Whether the concerns over EGR are justified is irrelevant. ATA summed it up in its petition to EPA for reconsideration of the 2004 rule: “The trucking industry equates ‘untested’ engines as ‘unreliable’ engines and for good reason. Too much financial risk is at stake in the highly competitive world of trucking to purchase anything less than a fully tested engine.” And while the reliability worry might go away with actual experience, cost will remain a concern – especially since there is no apparent offsetting benefit to the truck owner.
What happens if all three assumptions hold true? Imagine this scenario. A rebounding economy has carriers eager to add capacity, but nobody wants to buy the new-technology trucks. The price of late-model used trucks – already recovering this year due to the looming Oct. 1 deadline – would escalate.

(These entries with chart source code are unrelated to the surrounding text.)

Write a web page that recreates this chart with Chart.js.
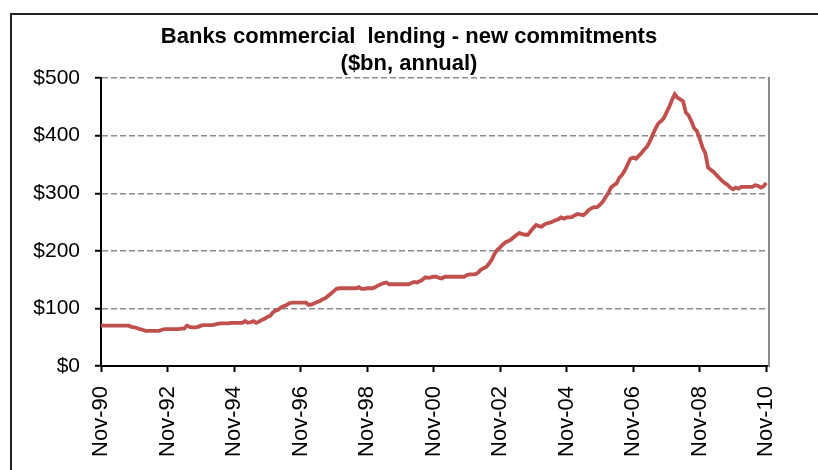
<!DOCTYPE html>
<html>
<head>
<meta charset="UTF-8" />
<title>Banks commercial lending - new commitments</title>
<script src="https://cdn.jsdelivr.net/npm/chart.js"></script>
<style>
  html, body { margin: 0; padding: 0; background: #fff; overflow: hidden; }
  .wrap { position: relative; width: 818px; height: 470px; }
  canvas { display: block; }
  /* outer box around the whole chart (open on the right and bottom) */
  .frame {
    position: absolute; left: 10px; top: 13px; right: -10px; bottom: -10px;
    border-left: 2px solid #222; border-top: 2px solid #222;
    pointer-events: none;
  }
</style>
</head>
<body>
<div class="wrap">
  <canvas id="lendingChart" width="818" height="470"></canvas>
  <div class="frame"></div>
</div>
<script>
// monthly categories, Nov-90 onwards (last one has no value)
const monthNames = ['Jan','Feb','Mar','Apr','May','Jun','Jul','Aug','Sep','Oct','Nov','Dec'];
const months = [];
for (let i = 0; i < 242; i++) {
  const m = (10 + i) % 12;
  const yy = (1990 + Math.floor((10 + i) / 12)) % 100;
  months.push(monthNames[m] + '-' + String(yy).padStart(2, '0'));
}
const labelEvery = 24;            // one x label every two years
const yTicks = [0, 100, 200, 300, 400, 500];

// new commitments, $bn annual, Nov-90 .. Nov-10
const commitments = [
  70, 70, 70, 70, 70, 70, 70, 70, 70, 70, 70, 68,
  67, 66, 64, 63, 61, 61, 61, 61, 61, 61, 63, 64,
  64, 64, 64, 64, 64, 65, 65, 70, 68, 67, 67, 68,
  70, 71, 71, 71, 71, 72, 73, 74, 74, 74, 74, 75,
  75, 75, 75, 75, 78, 75, 76, 78, 75, 77, 80, 82,
  85, 87, 93, 96, 98, 102, 104, 106, 109, 110, 110, 110,
  110, 110, 110, 106, 107, 109, 111, 113, 116, 118, 122, 126,
  130, 134, 135, 135, 135, 135, 135, 135, 135, 137, 134, 134,
  135, 135, 135, 137, 140, 142, 144, 145, 142, 142, 142, 142,
  142, 142, 142, 142, 144, 146, 145, 147, 150, 154, 153, 154,
  155, 155, 153, 152, 155, 155, 155, 155, 155, 155, 155, 155,
  158, 159, 159, 159, 162, 167, 170, 172, 178, 185, 195, 202,
  206, 211, 215, 217, 220, 224, 228, 231, 229, 228, 228, 234,
  240, 245, 243, 242, 246, 248, 249, 251, 253, 255, 258, 256,
  258, 258, 259, 262, 264, 263, 262, 266, 271, 274, 276, 276,
  280, 285, 293, 300, 310, 314, 317, 327, 332, 340, 350, 360,
  362, 360, 365, 370, 376, 381, 390, 401, 412, 421, 425, 430,
  440, 450, 462, 472, 466, 463, 460, 440, 435, 425, 413, 408,
  395, 380, 370, 345, 341, 337, 332, 327, 322, 318, 315, 310,
  307, 310, 308, 311, 311, 311, 311, 311, 314, 313, 310, 312,
  318
];

const FONT = "'Liberation Sans', Arial, Helvetica, sans-serif";

new Chart(document.getElementById('lendingChart'), {
  type: 'line',
  data: {
    labels: months,
    datasets: [{
      data: commitments,
      borderColor: '#c0504d',
      borderWidth: 3.8,
      pointRadius: 0,
      tension: 0,
      fill: false
    }]
  },
  options: {
    responsive: false,
    animation: false,
    devicePixelRatio: 1,
    layout: { padding: 0 },
    plugins: {
      legend: { display: false },
      tooltip: { enabled: false },
      title: {
        display: true,
        text: ['Banks commercial  lending - new commitments', '($bn, annual)'],
        color: '#000',
        font: { family: FONT, size: 22, weight: 'bold', lineHeight: 1.23 },
        padding: { top: 23, bottom: 1 }
      }
    },
    scales: {
      x: {
        type: 'category',
        offset: false,
        grid: {
          drawOnChartArea: false,
          tickLength: 6,
          tickWidth: 2,
          tickColor: ctx => (ctx.index % labelEvery === 0 ? '#000' : 'rgba(0,0,0,0)')
        },
        border: { color: '#000', width: 2 },
        ticks: {
          autoSkip: false,
          minRotation: 90,
          maxRotation: 90,
          padding: 14,
          color: '#000',
          font: { family: FONT, size: 22 },
          callback: function (value, index) {
            return index % labelEvery === 0 ? this.getLabelForValue(value) : '';
          }
        },
        afterFit: scale => { scale.height = 104; }
      },
      y: {
        min: 0,
        max: 500,
        afterBuildTicks: scale => { scale.ticks = yTicks.map(v => ({ value: v })); },
        grid: {
          color: '#8c8c8c',
          lineWidth: 1.5,
          tickLength: 6,
          tickWidth: 2,
          tickColor: '#000'
        },
        border: { color: '#000', width: 2, dash: [6, 3] },
        ticks: {
          padding: 15,
          color: '#000',
          font: { family: FONT, size: 21 },
          callback: v => '$' + v
        },
        afterFit: scale => { scale.width = 101; }
      },
      // bare right-hand axis: grey edge of the plot plus the right margin
      yRight: {
        position: 'right',
        min: 0,
        max: 500,
        ticks: { display: false },
        grid: { drawOnChartArea: false, drawTicks: false },
        border: { color: '#8c8c8c', width: 2 },
        afterFit: scale => { scale.width = 49; }
      }
    }
  }
});
</script>
</body>
</html>
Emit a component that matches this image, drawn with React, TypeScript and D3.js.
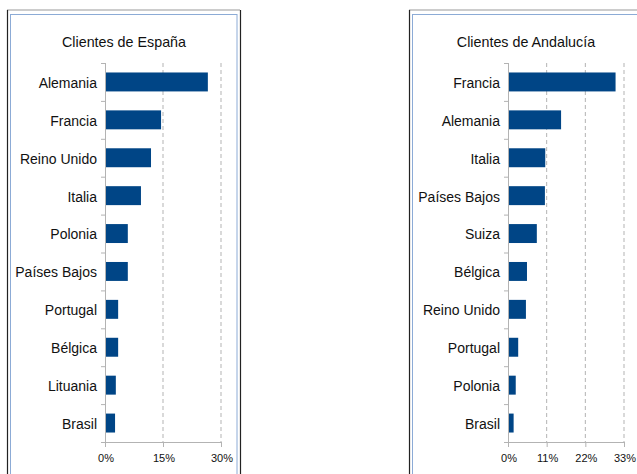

Consider this situation in light of recent carrier troubles – fuel-price spikes, surges in insurance premiums, loss of equity in their equipment and sluggish freight volumes. Now, weary owners suddenly realize that their balance sheets have swelled due to inflated truck values.
What you have, in a nutshell, are motivated sellers and buyers on a large scale. Owners of small- and medium-sized trucking companies might see perfect conditions for selling – especially if their trucks are relatively young and well maintained. At the same time, larger carriers might be willing to pay premiums to these owners just to avoid buying new equipment.
Normally, trucking company owners would insist on selling their enterprises to maximize returns. In such a frenzied used truck market, however, owners’ asset values alone might ensure healthy returns. Deals that otherwise would take months could be inked in just a few days. All that is needed is enough cash and financing to pull it off.
Flush with cash, sellers would liquidate remaining assets, pay off their obligations and move to Florida. Voila! In a matter of months the industry completes a realignment that otherwise might have taken years or even decades.
Unrealistic? Maybe. But if it happens, remember: You heard it here first.